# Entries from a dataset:
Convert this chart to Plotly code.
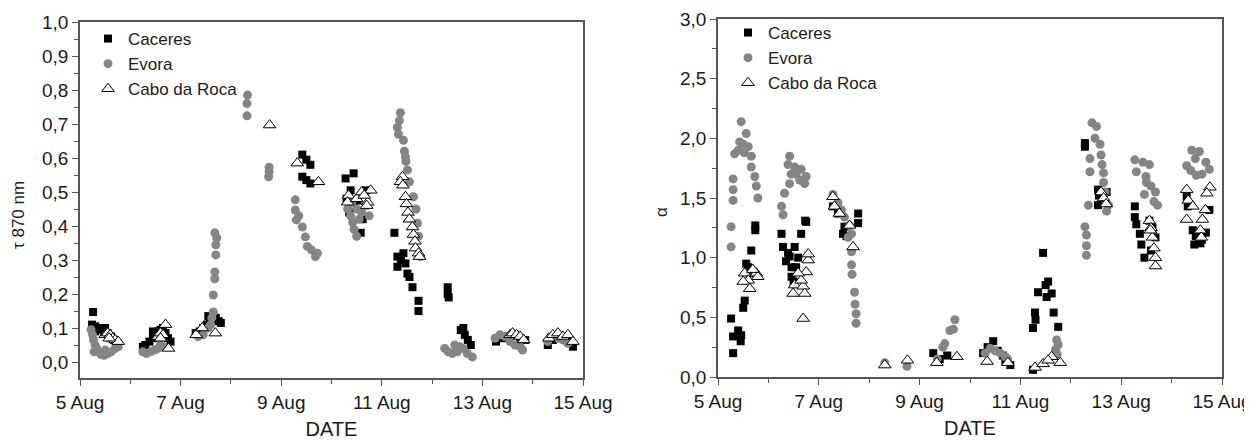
import pandas as pd
import plotly.graph_objects as go
from plotly.subplots import make_subplots

# ---------------- data (day of August, fractional) ----------------
tau_cac_day = [5.26, 5.24, 5.3, 5.35, 5.42, 5.48, 5.55, 5.62, 5.68, 5.75, 5.3, 5.5,
               6.25, 6.3, 6.38, 6.45, 6.5, 6.55, 6.6, 6.65, 6.7, 6.75, 6.45, 6.8,
               7.3, 7.38, 7.45, 7.52, 7.58, 7.64, 7.7, 7.76, 7.8, 7.55,
               9.42, 9.5, 9.58, 9.42, 9.58, 9.5,
               10.28, 10.44, 10.38, 10.68, 10.52, 10.58, 10.35, 10.62, 10.45, 10.3,
               11.25, 11.31, 11.43, 11.31, 11.38, 11.51, 11.55, 11.61, 11.73, 11.73, 11.47,
               12.31, 12.31, 12.33,
               12.57, 12.62, 12.71, 12.77, 12.65,
               13.27, 13.4, 13.55, 13.65, 13.75, 13.85,
               14.3, 14.4, 14.5, 14.6, 14.7, 14.8]
tau_cac_val = [0.147, 0.11, 0.105, 0.10, 0.095, 0.09, 0.085, 0.075, 0.065, 0.055, 0.09, 0.1,
               0.045, 0.05, 0.06, 0.07, 0.08, 0.09, 0.095, 0.1, 0.085, 0.07, 0.09, 0.06,
               0.085, 0.09, 0.1, 0.11, 0.12, 0.125, 0.13, 0.12, 0.115, 0.135,
               0.61, 0.595, 0.58, 0.545, 0.525, 0.535,
               0.54, 0.555, 0.505, 0.505, 0.475, 0.38, 0.44, 0.42, 0.47, 0.48,
               0.38, 0.31, 0.32, 0.28, 0.30, 0.26, 0.25, 0.22, 0.18, 0.15, 0.29,
               0.20, 0.22, 0.19,
               0.094, 0.1, 0.065, 0.05, 0.08,
               0.06, 0.07, 0.075, 0.08, 0.07, 0.065,
               0.05, 0.065, 0.075, 0.07, 0.06, 0.045]

tau_evo_day = [5.22, 5.25, 5.27, 5.3, 5.33, 5.37, 5.42, 5.48, 5.55, 5.62, 5.7, 5.76, 5.28, 5.5,
               6.25, 6.32, 6.4, 6.48, 6.55, 6.6, 6.65,
               7.35, 7.45, 7.55, 7.62, 7.65, 7.65, 7.68, 7.68, 7.7, 7.7, 7.72, 7.68, 7.6,
               8.33, 8.32, 8.32,
               8.76, 8.76, 8.75,
               9.28, 9.28, 9.3, 9.42, 9.48, 9.52, 9.68, 9.72, 9.35, 9.6,
               10.32, 10.38, 10.42, 10.45, 10.5, 10.55, 10.6, 10.7, 10.75, 10.4, 10.5,
               11.37, 11.31, 11.33, 11.43, 11.47, 11.48, 11.51, 11.55, 11.63, 11.68, 11.71, 11.73, 11.77, 11.35, 11.45,
               12.25, 12.32, 12.4, 12.5, 12.55, 12.62, 12.7, 12.8, 12.45,
               13.25, 13.35, 13.45, 13.55, 13.65, 13.75, 13.8,
               14.3, 14.4, 14.5, 14.6, 14.7]
tau_evo_val = [0.095, 0.08, 0.065, 0.05, 0.04, 0.03, 0.022, 0.02, 0.025, 0.03, 0.04, 0.045, 0.03, 0.035,
               0.03, 0.025, 0.03, 0.035, 0.04, 0.05, 0.045,
               0.075, 0.08, 0.1, 0.13, 0.147, 0.197, 0.245, 0.265, 0.315, 0.345, 0.365, 0.38, 0.11,
               0.785, 0.76, 0.724,
               0.573, 0.56, 0.545,
               0.477, 0.447, 0.418, 0.397, 0.368, 0.34, 0.31, 0.32, 0.43, 0.33,
               0.45, 0.43, 0.41, 0.39, 0.37, 0.42, 0.44, 0.46, 0.43, 0.47, 0.45,
               0.733, 0.69, 0.67, 0.652, 0.603, 0.59, 0.565, 0.53, 0.486, 0.45, 0.408, 0.37, 0.31, 0.71, 0.62,
               0.04, 0.03, 0.025, 0.03, 0.045, 0.04, 0.025, 0.015, 0.05,
               0.07, 0.08, 0.075, 0.06, 0.05, 0.045, 0.035,
               0.06, 0.075, 0.07, 0.065, 0.055]

tau_cab_day = [5.5, 5.55, 5.6, 5.65, 5.7, 5.76, 5.58,
               6.55, 6.6, 6.65, 6.7, 6.76, 6.6,
               7.31, 7.43, 7.69,
               8.77,
               9.32, 9.74,
               10.34, 10.32, 10.5, 10.6, 10.78, 10.72, 10.7, 10.65,
               11.41, 11.37, 11.42, 11.47, 11.49, 11.52, 11.55, 11.61, 11.63, 11.66, 11.67, 11.73, 11.75,
               13.55, 13.6, 13.68, 13.75, 13.82,
               14.32, 14.4, 14.5, 14.6, 14.7, 14.8]
tau_cab_val = [0.08, 0.085, 0.08, 0.07, 0.065, 0.06, 0.07,
               0.075, 0.085, 0.08, 0.11, 0.04, 0.07,
               0.08, 0.10, 0.085,
               0.697,
               0.585, 0.53,
               0.49, 0.47, 0.48, 0.5, 0.505, 0.47, 0.46, 0.49,
               0.545, 0.53, 0.52, 0.486, 0.465, 0.44, 0.42, 0.397, 0.375, 0.355, 0.335, 0.32, 0.31,
               0.08, 0.085, 0.08, 0.075, 0.065,
               0.07, 0.08, 0.085, 0.075, 0.08, 0.06]

alp_cac_day = [5.26, 5.4, 5.3, 5.46, 5.3, 5.5, 5.53, 5.56, 5.6, 5.63, 5.66, 5.74, 5.74, 5.45,
               6.26, 6.29, 6.42, 6.46, 6.52, 6.65, 6.73, 6.75, 6.59, 6.46, 6.39, 6.55, 6.35, 6.5,
               7.28, 7.38, 7.48, 7.51, 7.55, 7.78, 7.78,
               9.27, 9.4, 9.55,
               10.26, 10.35, 10.46, 10.55, 10.65, 10.8, 10.7,
               11.25, 11.45, 11.55, 11.5, 11.35, 11.62, 11.29, 11.66, 11.25, 11.75, 11.52, 11.3,
               12.28, 12.28, 12.54, 12.56, 12.54, 12.65, 12.71,
               13.27, 13.27, 13.3, 13.37, 13.4, 13.46, 13.59, 13.68, 13.56, 13.62,
               14.3, 14.32, 14.42, 14.48, 14.57, 14.45, 14.68, 14.75, 14.6]
alp_cac_val = [0.49, 0.39, 0.34, 0.35, 0.20, 0.58, 0.64, 0.95, 0.92, 0.87, 1.06, 1.23, 1.27, 0.30,
               1.20, 1.09, 1.01, 0.92, 1.09, 1.2, 1.31, 1.30, 1.0, 0.84, 1.04, 0.92, 0.97, 0.8,
               1.43, 1.37, 1.2, 1.26, 1.18, 1.37, 1.29,
               0.2, 0.15, 0.18,
               0.2, 0.25, 0.30, 0.22, 0.18, 0.10, 0.14,
               0.06, 1.04, 0.80, 0.77, 0.71, 0.70, 0.54, 0.54, 0.41, 0.42, 0.67, 0.48,
               1.96, 1.93, 1.57, 1.52, 1.44, 1.50, 1.55,
               1.43, 1.34, 1.28, 1.20, 1.11, 1.0, 1.06, 1.17, 1.31, 1.25,
               1.51, 1.43, 1.23, 1.18, 1.12, 1.11, 1.21, 1.40, 1.15]

alp_evo_day = [5.46, 5.56, 5.43, 5.33, 5.6, 5.66, 5.66, 5.73, 5.76, 5.79, 5.3, 5.3, 5.3, 5.26, 5.26, 5.4, 5.5, 5.52,
               6.42, 6.39, 6.52, 6.65, 6.75, 6.42, 6.32, 6.26, 6.29, 6.62, 6.72, 6.55, 6.45,
               7.28, 7.38, 7.51, 7.61, 7.65, 7.65, 7.65, 7.66, 7.71, 7.72, 7.74, 7.74, 7.58, 7.45,
               8.31, 8.75,
               9.46, 9.5, 9.6, 9.67, 9.7, 9.35,
               10.3, 10.4, 10.5, 10.6, 10.7, 10.75,
               11.72, 11.75, 11.73, 11.7,
               12.42, 12.51, 12.48, 12.58, 12.6, 12.38, 12.38, 12.62, 12.65, 12.65, 12.68, 12.75, 12.71, 12.35, 12.28, 12.31, 12.31, 12.31,
               13.27, 13.43, 13.56, 13.3, 13.49, 13.59, 13.46, 13.68, 13.72, 13.65, 13.5,
               14.4, 14.55, 14.3, 14.68, 14.75, 14.49, 14.38, 14.6, 14.47]
alp_evo_val = [2.14, 2.04, 1.97, 1.87, 1.93, 1.85, 1.76, 1.68, 1.60, 1.50, 1.66, 1.57, 1.48, 1.26, 1.09, 1.9, 1.95, 1.88,
               1.85, 1.78, 1.76, 1.74, 1.68, 1.62, 1.54, 1.43, 1.36, 1.65, 1.62, 1.7, 1.7,
               1.53, 1.46, 1.34, 1.27, 1.2, 1.05, 0.94, 0.86, 0.71, 0.61, 0.53, 0.45, 1.17, 1.4,
               0.12, 0.09,
               0.25, 0.28, 0.39, 0.40, 0.48, 0.15,
               0.2, 0.24, 0.22, 0.2, 0.17, 0.15,
               0.31, 0.27, 0.19, 0.23,
               2.13, 2.10, 2.0, 1.95, 1.86, 1.83, 1.72, 1.78, 1.71, 1.63, 1.55, 1.44, 1.39, 1.44, 1.26, 1.19, 1.10, 1.02,
               1.82, 1.80, 1.78, 1.72, 1.68, 1.60, 1.53, 1.55, 1.44, 1.47, 1.63,
               1.9, 1.89, 1.77, 1.80, 1.74, 1.69, 1.73, 1.7, 1.83]

alp_cab_day = [5.53, 5.6, 5.76, 5.5, 5.63, 5.79, 5.69,
               6.52, 6.49, 6.69, 6.72, 6.65, 6.75, 6.79, 6.79, 6.69, 6.59,
               7.28, 7.31, 7.41, 7.61, 7.68,
               8.31, 8.76,
               9.34, 9.74,
               10.34, 10.75,
               11.29, 11.45, 11.62, 11.79, 11.55,
               12.6, 12.65, 12.7,
               13.56, 13.59, 13.62, 13.65, 13.68, 13.68, 13.58,
               14.3, 14.33, 14.42, 14.3, 14.76, 14.7, 14.67, 14.61, 14.57, 14.59]
alp_cab_val = [0.87, 0.81, 0.87, 0.80, 0.74, 0.84, 0.90,
               0.77, 0.70, 0.76, 0.70, 0.81, 0.88, 0.98, 1.03, 0.49, 0.87,
               1.51, 1.43, 1.37, 1.27, 1.09,
               0.10, 0.14,
               0.12, 0.17,
               0.13, 0.12,
               0.08, 0.11, 0.17, 0.12, 0.14,
               1.55, 1.5, 1.45,
               1.31, 1.25, 1.17, 1.08, 1.0, 0.93, 1.23,
               1.57, 1.48, 1.43, 1.32, 1.59, 1.54, 1.40, 1.32, 1.23, 1.17]

station_names = ["Caceres", "Evora", "Cabo da Roca"]
x_tick_labels = ["5 Aug", "7 Aug", "9 Aug", "11 Aug", "13 Aug", "15 Aug"]
y_titles = ["τ 870 nm", "α"]
x_title = "DATE"


def to_time(days):
    base = pd.Timestamp("2004-07-31")
    return [base + pd.Timedelta(days=d) for d in days]


FONT = "Liberation Sans, Arial, sans-serif"
AX = "#555555"
TXT = "#1a1a1a"
# page has an 8px body margin; figure sized so it ends at the window edge
OFF = 8
W, H = 1252 - OFF, 440 - OFF


def px(x):
    return (x - OFF) / W


def py(y):
    return 1 - (y - OFF) / H


fig = make_subplots(rows=1, cols=2)

markers = [
    dict(symbol="square", color="black", size=8, line=dict(width=0)),
    dict(symbol="circle", color="#858585", size=9, line=dict(width=0)),
    dict(symbol="triangle-up", color="white", size=11, line=dict(width=1, color="black")),
]

left = [(tau_cac_day, tau_cac_val), (tau_evo_day, tau_evo_val), (tau_cab_day, tau_cab_val)]
right = [(alp_cac_day, alp_cac_val), (alp_evo_day, alp_evo_val), (alp_cab_day, alp_cab_val)]

for i, (d, v) in enumerate(left):
    fig.add_trace(go.Scatter(x=to_time(d), y=v, mode="markers", name=station_names[i],
                             marker=markers[i], legend="legend"), row=1, col=1)
for i, (d, v) in enumerate(right):
    fig.add_trace(go.Scatter(x=to_time(d), y=v, mode="markers", name=station_names[i],
                             marker=markers[i], legend="legend2"), row=1, col=2)

tickvals = to_time([5, 7, 9, 11, 13, 15])
xcommon = dict(
    type="date", range=[pd.Timestamp("2004-08-05"), pd.Timestamp("2004-08-15")],
    tickvals=tickvals, ticktext=x_tick_labels, automargin=False,
    ticks="outside", ticklen=6, tickwidth=1, tickcolor=AX,
    minor=dict(dtick=86400000, tick0="2004-08-05", ticks="outside", ticklen=4, tickcolor=AX),
    showline=True, linecolor=AX, linewidth=1.5, mirror=True,
    showgrid=False, zeroline=False,
    tickfont=dict(family=FONT, size=19, color=TXT),
    title=dict(text=x_title, font=dict(family=FONT, size=20, color=TXT), standoff=10),
)
fig.update_xaxes(**xcommon)
fig.update_xaxes(domain=[px(80), px(583)], row=1, col=1)
fig.update_xaxes(domain=[px(718), px(1222)], row=1, col=2)

ycommon = dict(
    ticks="outside", ticklen=6, tickwidth=1, tickcolor=AX, automargin=False,
    showline=True, linecolor=AX, linewidth=1.5, mirror=True,
    showgrid=False, zeroline=False, tickformat=".1f",
    tickfont=dict(family=FONT, size=19, color=TXT),
)
fig.update_yaxes(**ycommon)
fig.update_yaxes(range=[-0.047, 1.0], dtick=0.1, tick0=0,
                 minor=dict(dtick=0.05, ticks="outside", ticklen=4, tickcolor=AX),
                 domain=[py(378), py(22)], row=1, col=1)
fig.update_yaxes(range=[0, 3.0], dtick=0.5, tick0=0,
                 minor=dict(dtick=0.25, ticks="outside", ticklen=4, tickcolor=AX),
                 domain=[py(377), py(19)], row=1, col=2)

# y axis titles placed where the reference has them
fig.add_annotation(text=y_titles[0], xref="paper", yref="paper", x=px(18), y=py(215),
                   showarrow=False, textangle=-90, xanchor="center", yanchor="middle",
                   font=dict(family=FONT, size=17, color=TXT))
fig.add_annotation(text=y_titles[1], xref="paper", yref="paper", x=px(661), y=py(212),
                   showarrow=False, textangle=-90, xanchor="center", yanchor="middle",
                   font=dict(family=FONT, size=17, color=TXT))

legfont = dict(family=FONT, size=17, color=TXT)
fig.update_layout(
    width=W, height=H,
    margin=dict(l=0, r=0, t=0, b=0),
    paper_bgcolor="white", plot_bgcolor="white",
    separators=", ",
    showlegend=True,
    legend=dict(x=px(88), y=py(21), xanchor="left", yanchor="top",
                bgcolor="rgba(0,0,0,0)", font=legfont, tracegroupgap=0),
    legend2=dict(x=px(728), y=py(15), xanchor="left", yanchor="top",
                 bgcolor="rgba(0,0,0,0)", font=legfont, tracegroupgap=0),
)

fig.write_html("out.html")
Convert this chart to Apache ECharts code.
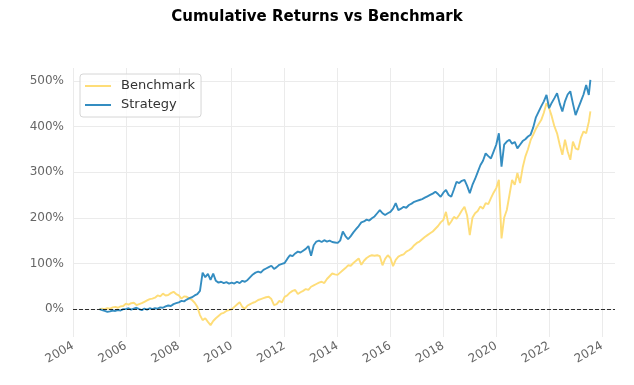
<!DOCTYPE html>
<html>
<head>
<meta charset="utf-8">
<script src="https://cdn.jsdelivr.net/npm/echarts@6/dist/echarts.min.js"></script>
<style>html,body{margin:0;padding:0;background:#fff}#c{width:634px;height:385px}</style>
</head>
<body>
<div id="c"></div>
<script>
const years = [
2005.0,2005.1,2005.2,2005.3,2005.4,2005.5,2005.6,2005.7,2005.8,2005.9,
2006.0,2006.1,2006.2,2006.3,2006.4,2006.5,2006.6,2006.7,2006.8,2006.9,
2007.0,2007.1,2007.2,2007.3,2007.4,2007.5,2007.6,2007.7,2007.8,2007.9,
2008.0,2008.1,2008.2,2008.3,2008.4,2008.5,2008.6,2008.7,2008.8,2008.9,
2009.0,2009.1,2009.2,2009.3,2009.4,2009.5,2009.6,2009.7,2009.8,2009.9,
2010.0,2010.1,2010.2,2010.3,2010.4,2010.5,2010.6,2010.7,2010.8,2010.9,
2011.0,2011.1,2011.2,2011.3,2011.4,2011.5,2011.6,2011.7,2011.8,2011.9,
2012.0,2012.1,2012.2,2012.3,2012.4,2012.5,2012.6,2012.7,2012.8,2012.9,
2013.0,2013.1,2013.2,2013.3,2013.4,2013.5,2013.6,2013.7,2013.8,2013.9,
2014.0,2014.1,2014.2,2014.3,2014.4,2014.5,2014.6,2014.7,2014.8,2014.9,
2015.0,2015.1,2015.2,2015.3,2015.4,2015.5,2015.6,2015.7,2015.8,2015.9,
2016.0,2016.1,2016.2,2016.3,2016.4,2016.5,2016.6,2016.7,2016.8,2016.9,
2017.0,2017.1,2017.2,2017.3,2017.4,2017.5,2017.6,2017.7,2017.8,2017.9,
2018.0,2018.1,2018.2,2018.3,2018.4,2018.5,2018.6,2018.7,2018.8,2018.9,
2019.0,2019.1,2019.2,2019.3,2019.4,2019.5,2019.6,2019.7,2019.8,2019.9,
2020.0,2020.1,2020.2,2020.3,2020.4,2020.5,2020.6,2020.7,2020.8,2020.9,
2021.0,2021.1,2021.2,2021.3,2021.4,2021.5,2021.6,2021.7,2021.8,2021.9,
2022.0,2022.1,2022.2,2022.3,2022.4,2022.5,2022.6,2022.7,2022.8,2022.9,
2023.0,2023.1,2023.2,2023.3,2023.4,2023.5,2023.56
];
const benchmark = [
0,1,0,2,1,4,5,3,6,7,
12,10,13,14,9,11,13,16,19,22,
23,25,30,28,34,30,31,35,38,33,
30,23,28,27,23,20,14,5,-13,-24,
-20,-28,-35,-26,-20,-15,-10,-8,-4,-2,
0,5,10,15,5,1,8,11,14,16,
20,22,24,26,27,22,9,11,18,15,
27,30,36,40,42,33,37,40,44,42,
49,52,55,58,60,57,66,72,78,76,
75,80,85,90,96,95,101,106,111,97,
106,112,116,118,117,118,116,96,110,118,
112,94,108,115,118,120,126,129,133,140,
145,148,153,158,162,166,170,176,182,190,
195,213,184,192,202,198,206,216,224,205,
162,200,210,215,225,220,232,230,243,255,
265,283,155,200,217,250,283,272,298,276,
310,334,350,370,382,395,405,414,430,451,
440,422,400,385,360,338,371,345,327,367,
352,349,375,389,385,410,433
];
const strategy = [
0,-2,-4,-6,-5,-3,-4,-2,-3,0,
0,2,-1,1,3,0,-2,1,-1,2,
0,2,1,4,3,6,8,7,11,13,
15,18,17,21,24,26,30,33,40,80,
70,77,64,78,62,58,60,57,59,56,
58,56,60,57,62,60,64,70,76,80,
82,80,86,89,92,95,88,92,97,99,
101,110,118,116,122,126,124,128,132,138,
117,140,148,150,147,151,148,150,147,146,
145,150,170,160,153,160,168,175,182,190,
192,196,194,199,203,210,217,210,206,210,
213,220,232,217,220,224,222,228,231,235,
237,239,241,244,247,250,253,257,252,246,
255,261,250,246,262,279,276,281,283,270,
254,272,285,300,315,325,341,335,330,345,
360,385,312,360,367,371,362,366,352,360,
368,372,378,382,398,420,432,444,455,469,
440,452,462,473,450,433,455,470,477,450,
425,440,455,470,491,469,502
];
const xTicksEvery = 2;
const seriesNames = ['Benchmark', 'Strategy'];

const pair = (arr) => years.map((y, i) => [y, arr[i]]);
const FONT = 'DejaVu Sans';
const chart = echarts.init(document.getElementById('c'), null, {renderer: 'canvas'});
chart.setOption({
  animation: false,
  backgroundColor: '#fff',
  title: {
    text: 'Cumulative Returns vs Benchmark',
    left: 'center', top: 5,
    textStyle: {fontFamily: FONT, fontSize: 15, fontWeight: 'bold', color: '#000'}
  },
  legend: {
    data: seriesNames,
    orient: 'vertical',
    left: 80, top: 74,
    padding: [5, 6, 5, 5],
    icon: 'rect',
    itemWidth: 26, itemHeight: 2, itemGap: 5,
    borderColor: '#d6d6d6', borderWidth: 1, borderRadius: 3,
    backgroundColor: 'rgba(255,255,255,0.8)',
    textStyle: {fontFamily: FONT, fontSize: 13, color: '#333', padding: [0, 0, 0, 5], lineHeight: 14}
  },
  grid: {left: 73, right: 19, top: 68, bottom: 48},
  xAxis: {
    type: 'value', min: 2004, max: 2024.49, interval: xTicksEvery,
    axisLine: {show: false}, axisTick: {show: false},
    splitLine: {show: true, showMaxLine: false, lineStyle: {color: '#ebebeb', width: 1}},
    axisLabel: {
      rotate: 30, margin: 8, fontFamily: FONT, fontSize: 12, color: '#666',
      showMaxLabel: false, formatter: (v) => String(Math.round(v))
    }
  },
  yAxis: {
    type: 'value', min: -61, max: 528,
    axisLine: {show: false}, axisTick: {show: false},
    splitLine: {show: true, showMinLine: false, showMaxLine: false, lineStyle: {color: '#ebebeb', width: 1}},
    axisLabel: {
      margin: 9, fontFamily: FONT, fontSize: 12, color: '#666',
      showMinLabel: false, showMaxLabel: false, formatter: '{value}%'
    }
  },
  series: [
    {
      name: 'Benchmark', type: 'line', data: pair(benchmark),
      symbol: 'none', showSymbol: false,
      lineStyle: {color: '#fedd78', width: 1.9},
      itemStyle: {color: '#fedd78'}
    },
    {
      name: 'Strategy', type: 'line', data: pair(strategy),
      symbol: 'none', showSymbol: false,
      lineStyle: {color: '#348dc1', width: 1.9},
      itemStyle: {color: '#348dc1'},
      markLine: {
        silent: true, symbol: 'none', label: {show: false},
        lineStyle: {color: '#000', type: [4, 2], width: 1.2, opacity: 0.8},
        data: [{yAxis: 0}]
      }
    }
  ]
});
</script>
</body>
</html>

# Task objective:
All lines from the start of the entries through the one with "0.05, 0.065, 0.075, 0.07, 0.06, 0.045]" are to be output exactly; omit the pictures.

# Solution:
Convert this chart to Plotly code.
import pandas as pd
import plotly.graph_objects as go
from plotly.subplots import make_subplots

# ---------------- data (day of August, fractional) ----------------
tau_cac_day = [5.26, 5.24, 5.3, 5.35, 5.42, 5.48, 5.55, 5.62, 5.68, 5.75, 5.3, 5.5,
               6.25, 6.3, 6.38, 6.45, 6.5, 6.55, 6.6, 6.65, 6.7, 6.75, 6.45, 6.8,
               7.3, 7.38, 7.45, 7.52, 7.58, 7.64, 7.7, 7.76, 7.8, 7.55,
               9.42, 9.5, 9.58, 9.42, 9.58, 9.5,
               10.28, 10.44, 10.38, 10.68, 10.52, 10.58, 10.35, 10.62, 10.45, 10.3,
               11.25, 11.31, 11.43, 11.31, 11.38, 11.51, 11.55, 11.61, 11.73, 11.73, 11.47,
               12.31, 12.31, 12.33,
               12.57, 12.62, 12.71, 12.77, 12.65,
               13.27, 13.4, 13.55, 13.65, 13.75, 13.85,
               14.3, 14.4, 14.5, 14.6, 14.7, 14.8]
tau_cac_val = [0.147, 0.11, 0.105, 0.10, 0.095, 0.09, 0.085, 0.075, 0.065, 0.055, 0.09, 0.1,
               0.045, 0.05, 0.06, 0.07, 0.08, 0.09, 0.095, 0.1, 0.085, 0.07, 0.09, 0.06,
               0.085, 0.09, 0.1, 0.11, 0.12, 0.125, 0.13, 0.12, 0.115, 0.135,
               0.61, 0.595, 0.58, 0.545, 0.525, 0.535,
               0.54, 0.555, 0.505, 0.505, 0.475, 0.38, 0.44, 0.42, 0.47, 0.48,
               0.38, 0.31, 0.32, 0.28, 0.30, 0.26, 0.25, 0.22, 0.18, 0.15, 0.29,
               0.20, 0.22, 0.19,
               0.094, 0.1, 0.065, 0.05, 0.08,
               0.06, 0.07, 0.075, 0.08, 0.07, 0.065,
               0.05, 0.065, 0.075, 0.07, 0.06, 0.045]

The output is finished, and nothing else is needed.